### Source excerpt
########

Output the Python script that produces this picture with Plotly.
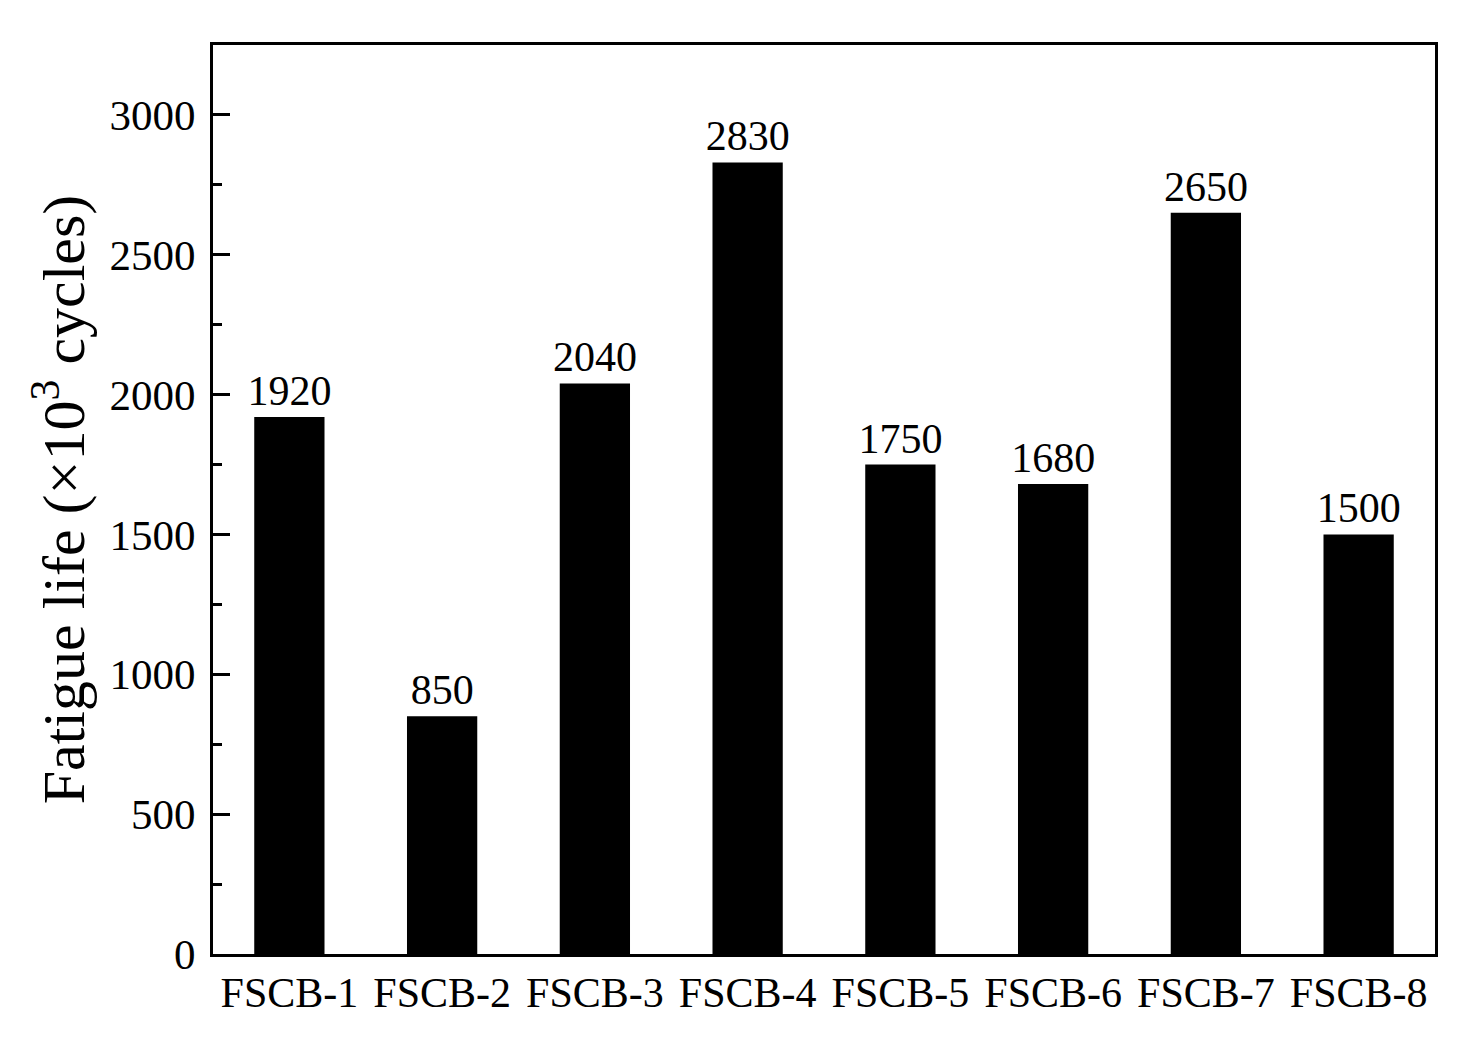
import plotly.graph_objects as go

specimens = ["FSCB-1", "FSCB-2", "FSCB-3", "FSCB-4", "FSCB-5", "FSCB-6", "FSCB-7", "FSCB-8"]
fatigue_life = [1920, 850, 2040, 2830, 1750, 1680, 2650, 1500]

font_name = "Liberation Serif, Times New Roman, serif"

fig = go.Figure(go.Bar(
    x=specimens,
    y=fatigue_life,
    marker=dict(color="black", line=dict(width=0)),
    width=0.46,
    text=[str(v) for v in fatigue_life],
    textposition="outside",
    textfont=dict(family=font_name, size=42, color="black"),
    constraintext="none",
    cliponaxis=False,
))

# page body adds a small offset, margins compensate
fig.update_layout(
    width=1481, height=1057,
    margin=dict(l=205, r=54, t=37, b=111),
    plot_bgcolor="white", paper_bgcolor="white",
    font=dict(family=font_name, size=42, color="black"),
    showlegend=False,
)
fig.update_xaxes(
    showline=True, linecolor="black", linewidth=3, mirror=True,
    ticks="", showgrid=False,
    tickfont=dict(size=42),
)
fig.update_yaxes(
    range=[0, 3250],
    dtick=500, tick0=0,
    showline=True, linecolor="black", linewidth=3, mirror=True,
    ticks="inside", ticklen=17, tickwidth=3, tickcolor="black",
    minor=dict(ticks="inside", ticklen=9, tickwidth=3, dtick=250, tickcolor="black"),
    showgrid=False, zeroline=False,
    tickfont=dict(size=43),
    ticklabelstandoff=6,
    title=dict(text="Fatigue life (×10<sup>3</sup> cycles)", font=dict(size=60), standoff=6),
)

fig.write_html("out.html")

########

Transcribe the full listing above exactly as it stands, minus the pictures.

Output the Python script that produces this picture with Plotly.
import plotly.graph_objects as go

specimens = ["FSCB-1", "FSCB-2", "FSCB-3", "FSCB-4", "FSCB-5", "FSCB-6", "FSCB-7", "FSCB-8"]
fatigue_life = [1920, 850, 2040, 2830, 1750, 1680, 2650, 1500]

font_name = "Liberation Serif, Times New Roman, serif"

fig = go.Figure(go.Bar(
    x=specimens,
    y=fatigue_life,
    marker=dict(color="black", line=dict(width=0)),
    width=0.46,
    text=[str(v) for v in fatigue_life],
    textposition="outside",
    textfont=dict(family=font_name, size=42, color="black"),
    constraintext="none",
    cliponaxis=False,
))

# page body adds a small offset, margins compensate
fig.update_layout(
    width=1481, height=1057,
    margin=dict(l=205, r=54, t=37, b=111),
    plot_bgcolor="white", paper_bgcolor="white",
    font=dict(family=font_name, size=42, color="black"),
    showlegend=False,
)
fig.update_xaxes(
    showline=True, linecolor="black", linewidth=3, mirror=True,
    ticks="", showgrid=False,
    tickfont=dict(size=42),
)
fig.update_yaxes(
    range=[0, 3250],
    dtick=500, tick0=0,
    showline=True, linecolor="black", linewidth=3, mirror=True,
    ticks="inside", ticklen=17, tickwidth=3, tickcolor="black",
    minor=dict(ticks="inside", ticklen=9, tickwidth=3, dtick=250, tickcolor="black"),
    showgrid=False, zeroline=False,
    tickfont=dict(size=43),
    ticklabelstandoff=6,
    title=dict(text="Fatigue life (×10<sup>3</sup> cycles)", font=dict(size=60), standoff=6),
)

fig.write_html("out.html")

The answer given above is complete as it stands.